# Start of DATA PROVIDED

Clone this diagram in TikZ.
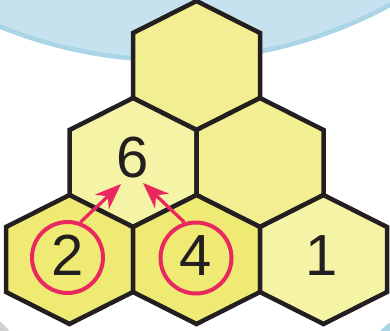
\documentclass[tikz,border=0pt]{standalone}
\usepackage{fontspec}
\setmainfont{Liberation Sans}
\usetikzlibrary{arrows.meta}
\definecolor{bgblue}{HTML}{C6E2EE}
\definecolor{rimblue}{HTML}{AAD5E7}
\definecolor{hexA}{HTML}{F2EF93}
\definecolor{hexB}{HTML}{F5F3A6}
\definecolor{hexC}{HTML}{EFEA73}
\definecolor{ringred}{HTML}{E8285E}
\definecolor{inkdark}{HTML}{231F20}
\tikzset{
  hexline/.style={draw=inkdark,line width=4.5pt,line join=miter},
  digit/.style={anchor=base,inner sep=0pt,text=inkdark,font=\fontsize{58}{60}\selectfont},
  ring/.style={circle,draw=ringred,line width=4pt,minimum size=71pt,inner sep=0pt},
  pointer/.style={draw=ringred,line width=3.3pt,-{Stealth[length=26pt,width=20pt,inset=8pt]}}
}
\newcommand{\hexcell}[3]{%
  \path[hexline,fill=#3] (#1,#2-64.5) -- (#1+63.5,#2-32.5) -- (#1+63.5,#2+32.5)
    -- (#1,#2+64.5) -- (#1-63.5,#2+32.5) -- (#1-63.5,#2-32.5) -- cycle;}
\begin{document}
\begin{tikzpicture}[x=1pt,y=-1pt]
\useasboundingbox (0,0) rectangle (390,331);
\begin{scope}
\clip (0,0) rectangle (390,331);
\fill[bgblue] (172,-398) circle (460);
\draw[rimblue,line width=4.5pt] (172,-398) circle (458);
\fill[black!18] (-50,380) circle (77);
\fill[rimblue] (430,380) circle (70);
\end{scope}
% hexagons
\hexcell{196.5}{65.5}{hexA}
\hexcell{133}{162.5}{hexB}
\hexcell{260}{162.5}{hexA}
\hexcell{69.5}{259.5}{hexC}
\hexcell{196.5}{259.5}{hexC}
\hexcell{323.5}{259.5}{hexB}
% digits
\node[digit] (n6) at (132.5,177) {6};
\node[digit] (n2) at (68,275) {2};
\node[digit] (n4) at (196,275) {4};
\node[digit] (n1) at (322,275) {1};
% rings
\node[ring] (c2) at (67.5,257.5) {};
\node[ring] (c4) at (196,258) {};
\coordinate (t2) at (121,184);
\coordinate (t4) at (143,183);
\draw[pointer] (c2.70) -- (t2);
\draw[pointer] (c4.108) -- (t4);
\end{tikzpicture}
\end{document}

# End of DATA PROVIDED

Retype the data above exactly; pictures are not part of the copy.

#### ANSWER TO THIS TASK
Clone this diagram in TikZ.
\documentclass[tikz,border=0pt]{standalone}
\usepackage{fontspec}
\setmainfont{Liberation Sans}
\usetikzlibrary{arrows.meta}
\definecolor{bgblue}{HTML}{C6E2EE}
\definecolor{rimblue}{HTML}{AAD5E7}
\definecolor{hexA}{HTML}{F2EF93}
\definecolor{hexB}{HTML}{F5F3A6}
\definecolor{hexC}{HTML}{EFEA73}
\definecolor{ringred}{HTML}{E8285E}
\definecolor{inkdark}{HTML}{231F20}
\tikzset{
  hexline/.style={draw=inkdark,line width=4.5pt,line join=miter},
  digit/.style={anchor=base,inner sep=0pt,text=inkdark,font=\fontsize{58}{60}\selectfont},
  ring/.style={circle,draw=ringred,line width=4pt,minimum size=71pt,inner sep=0pt},
  pointer/.style={draw=ringred,line width=3.3pt,-{Stealth[length=26pt,width=20pt,inset=8pt]}}
}
\newcommand{\hexcell}[3]{%
  \path[hexline,fill=#3] (#1,#2-64.5) -- (#1+63.5,#2-32.5) -- (#1+63.5,#2+32.5)
    -- (#1,#2+64.5) -- (#1-63.5,#2+32.5) -- (#1-63.5,#2-32.5) -- cycle;}
\begin{document}
\begin{tikzpicture}[x=1pt,y=-1pt]
\useasboundingbox (0,0) rectangle (390,331);
\begin{scope}
\clip (0,0) rectangle (390,331);
\fill[bgblue] (172,-398) circle (460);
\draw[rimblue,line width=4.5pt] (172,-398) circle (458);
\fill[black!18] (-50,380) circle (77);
\fill[rimblue] (430,380) circle (70);
\end{scope}
% hexagons
\hexcell{196.5}{65.5}{hexA}
\hexcell{133}{162.5}{hexB}
\hexcell{260}{162.5}{hexA}
\hexcell{69.5}{259.5}{hexC}
\hexcell{196.5}{259.5}{hexC}
\hexcell{323.5}{259.5}{hexB}
% digits
\node[digit] (n6) at (132.5,177) {6};
\node[digit] (n2) at (68,275) {2};
\node[digit] (n4) at (196,275) {4};
\node[digit] (n1) at (322,275) {1};
% rings
\node[ring] (c2) at (67.5,257.5) {};
\node[ring] (c4) at (196,258) {};
\coordinate (t2) at (121,184);
\coordinate (t4) at (143,183);
\draw[pointer] (c2.70) -- (t2);
\draw[pointer] (c4.108) -- (t4);
\end{tikzpicture}
\end{document}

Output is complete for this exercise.